Problem requirements: Without the images, write out the whole listing exactly.

Data section:
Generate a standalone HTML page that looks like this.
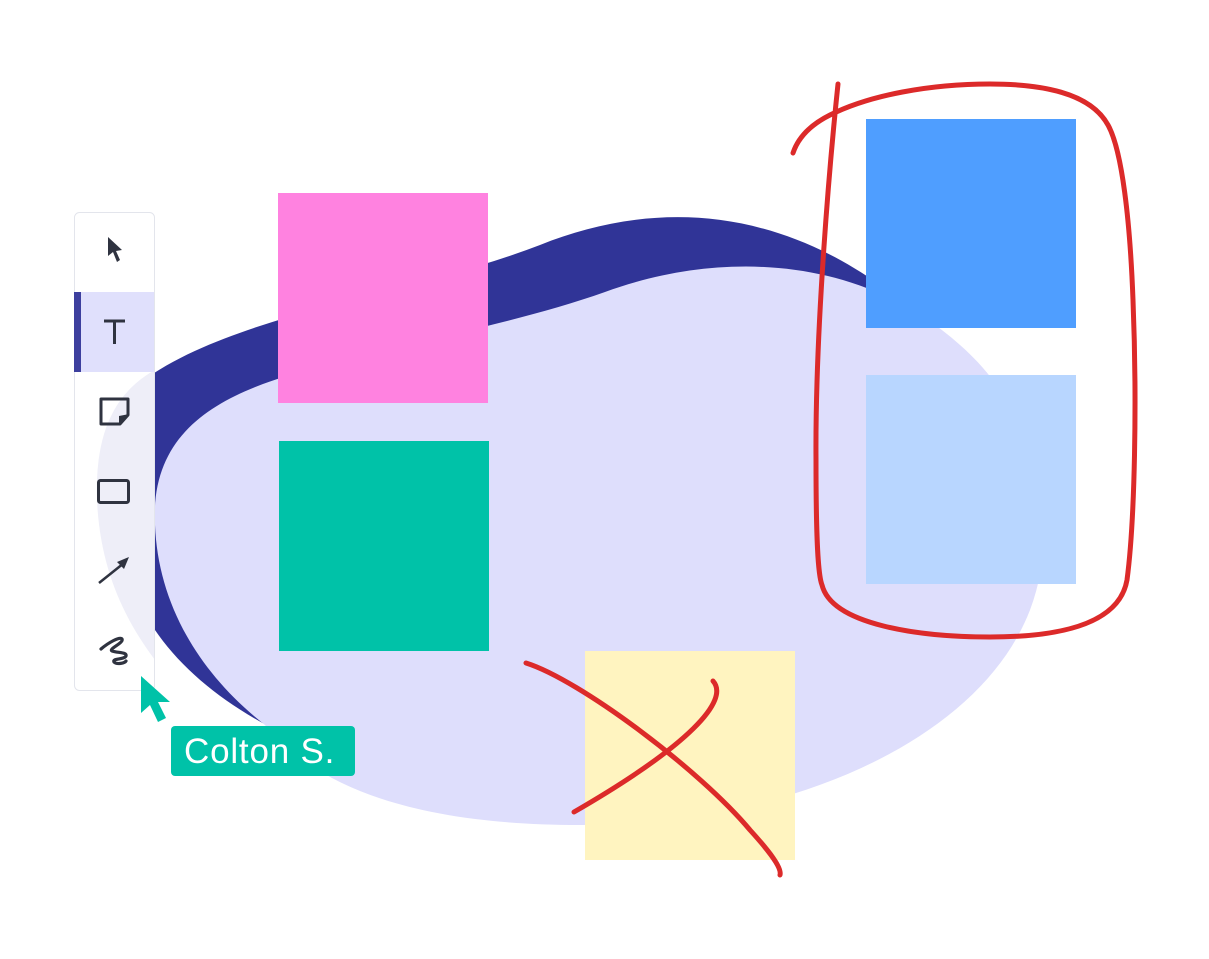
<!DOCTYPE html>
<html><head><style>
html,body{margin:0;padding:0;background:#fff;}
body{width:1209px;height:959px;position:relative;overflow:hidden;font-family:"Liberation Sans",sans-serif;}
</style></head><body>
<svg width="1209" height="959" viewBox="0 0 1209 959" style="position:absolute;left:0;top:0">
<path d="M120,400 C170,350 260,325 330,305 C420,282 480,268 540,245 C640,205 760,200 880,285 L900,320 L700,700 L270,727 C200,690 150,640 130,580 Z" fill="#303497"/>
<path d="M155,525 C150,430 220,395 300,372 C420,340 520,322 605,292 C720,250 860,255 960,345 C1040,415 1062,525 1030,610 C980,740 790,825 580,825 C420,825 320,790 265,725 C195,670 158,600 155,525 Z" fill="#dedefc"/>
<rect x="278" y="193" width="210" height="210" fill="#ff82e0"/>
<rect x="279" y="441" width="210" height="210" fill="#00c2a8"/>
<rect x="866" y="119" width="210" height="209" fill="#4f9eff"/>
<rect x="866" y="375" width="210" height="209" fill="#b8d6ff"/>
<rect x="585" y="651" width="210" height="209" fill="#fff4c0"/>
<rect x="74.5" y="212.5" width="80" height="478" rx="5" fill="#fff" stroke="#e3e5ec"/>
<clipPath id="tb"><rect x="75" y="213" width="79" height="477" rx="5"/></clipPath>
<path d="M155,370 C110,395 95,440 97,500 C100,570 125,620 155,660 Z" fill="#eeeef8" clip-path="url(#tb)"/>
<rect x="75" y="292" width="79" height="80" fill="#e0e0fc"/>
<rect x="74" y="292" width="7" height="80" fill="#3d3f9e"/>
<path d="M108,237 L108,256 L113,252 L117,262 L120,260 L116,251 L122,250 Z" fill="#2f3340"/>
<path d="M104,321 H125 M114.5,321 V344" stroke="#2f3340" stroke-width="3" fill="none"/>
<path d="M101,399 H128 V415 L120,424 H101 Z" fill="none" stroke="#2f3340" stroke-width="3" stroke-linejoin="round"/>
<path d="M129,414 L119,425 L119,416 Z" fill="#2f3340"/>
<rect x="98.5" y="480.5" width="30" height="22" rx="2" fill="none" stroke="#2f3340" stroke-width="3"/>
<path d="M99,583 L124,563" stroke="#2f3340" stroke-width="2.5"/>
<path d="M129,557 L117,562 L124,569 Z" fill="#2f3340"/>
<path d="M101,649 C108,643 120,636 122,639 C124,643 108,649 112,651 C118,653 127,652 126,656 C124,660 112,658 114,662 C117,665 125,663 126,661" fill="none" stroke="#2f3340" stroke-width="3.2" stroke-linecap="round" stroke-linejoin="round"/>
<g fill="none" stroke="#dc2a2a" stroke-width="5" stroke-linecap="round">
<path d="M838,84 C830,160 815,330 816,460 C816,540 818,575 822,585 C832,625 920,637 990,637 C1070,637 1120,620 1127,580 C1135,520 1137,400 1133,300 C1130,220 1122,150 1108,125 C1090,92 1040,84 990,84 C930,84 870,95 830,115 C810,125 798,138 793,153"/>
<path d="M526,663 C580,680 700,770 750,830 C770,852 782,868 780,875"/>
<path d="M713,681 C730,700 690,745 574,812"/>
</g>
<path d="M141,676 L141,713 L150,705 L158,722 L166,718 L158,702 L170,702 Z" fill="#00c2a8"/>
<rect x="171" y="726" width="184" height="50" rx="4" fill="#00c2a8"/>
<text x="184" y="763" font-family="Liberation Sans, sans-serif" font-size="35" letter-spacing="0.8" fill="#fff">Colton S.</text>
</svg>
</body></html>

Response to this exercise:
Generate a standalone HTML page that looks like this.
<!DOCTYPE html>
<html><head><style>
html,body{margin:0;padding:0;background:#fff;}
body{width:1209px;height:959px;position:relative;overflow:hidden;font-family:"Liberation Sans",sans-serif;}
</style></head><body>
<svg width="1209" height="959" viewBox="0 0 1209 959" style="position:absolute;left:0;top:0">
<path d="M120,400 C170,350 260,325 330,305 C420,282 480,268 540,245 C640,205 760,200 880,285 L900,320 L700,700 L270,727 C200,690 150,640 130,580 Z" fill="#303497"/>
<path d="M155,525 C150,430 220,395 300,372 C420,340 520,322 605,292 C720,250 860,255 960,345 C1040,415 1062,525 1030,610 C980,740 790,825 580,825 C420,825 320,790 265,725 C195,670 158,600 155,525 Z" fill="#dedefc"/>
<rect x="278" y="193" width="210" height="210" fill="#ff82e0"/>
<rect x="279" y="441" width="210" height="210" fill="#00c2a8"/>
<rect x="866" y="119" width="210" height="209" fill="#4f9eff"/>
<rect x="866" y="375" width="210" height="209" fill="#b8d6ff"/>
<rect x="585" y="651" width="210" height="209" fill="#fff4c0"/>
<rect x="74.5" y="212.5" width="80" height="478" rx="5" fill="#fff" stroke="#e3e5ec"/>
<clipPath id="tb"><rect x="75" y="213" width="79" height="477" rx="5"/></clipPath>
<path d="M155,370 C110,395 95,440 97,500 C100,570 125,620 155,660 Z" fill="#eeeef8" clip-path="url(#tb)"/>
<rect x="75" y="292" width="79" height="80" fill="#e0e0fc"/>
<rect x="74" y="292" width="7" height="80" fill="#3d3f9e"/>
<path d="M108,237 L108,256 L113,252 L117,262 L120,260 L116,251 L122,250 Z" fill="#2f3340"/>
<path d="M104,321 H125 M114.5,321 V344" stroke="#2f3340" stroke-width="3" fill="none"/>
<path d="M101,399 H128 V415 L120,424 H101 Z" fill="none" stroke="#2f3340" stroke-width="3" stroke-linejoin="round"/>
<path d="M129,414 L119,425 L119,416 Z" fill="#2f3340"/>
<rect x="98.5" y="480.5" width="30" height="22" rx="2" fill="none" stroke="#2f3340" stroke-width="3"/>
<path d="M99,583 L124,563" stroke="#2f3340" stroke-width="2.5"/>
<path d="M129,557 L117,562 L124,569 Z" fill="#2f3340"/>
<path d="M101,649 C108,643 120,636 122,639 C124,643 108,649 112,651 C118,653 127,652 126,656 C124,660 112,658 114,662 C117,665 125,663 126,661" fill="none" stroke="#2f3340" stroke-width="3.2" stroke-linecap="round" stroke-linejoin="round"/>
<g fill="none" stroke="#dc2a2a" stroke-width="5" stroke-linecap="round">
<path d="M838,84 C830,160 815,330 816,460 C816,540 818,575 822,585 C832,625 920,637 990,637 C1070,637 1120,620 1127,580 C1135,520 1137,400 1133,300 C1130,220 1122,150 1108,125 C1090,92 1040,84 990,84 C930,84 870,95 830,115 C810,125 798,138 793,153"/>
<path d="M526,663 C580,680 700,770 750,830 C770,852 782,868 780,875"/>
<path d="M713,681 C730,700 690,745 574,812"/>
</g>
<path d="M141,676 L141,713 L150,705 L158,722 L166,718 L158,702 L170,702 Z" fill="#00c2a8"/>
<rect x="171" y="726" width="184" height="50" rx="4" fill="#00c2a8"/>
<text x="184" y="763" font-family="Liberation Sans, sans-serif" font-size="35" letter-spacing="0.8" fill="#fff">Colton S.</text>
</svg>
</body></html>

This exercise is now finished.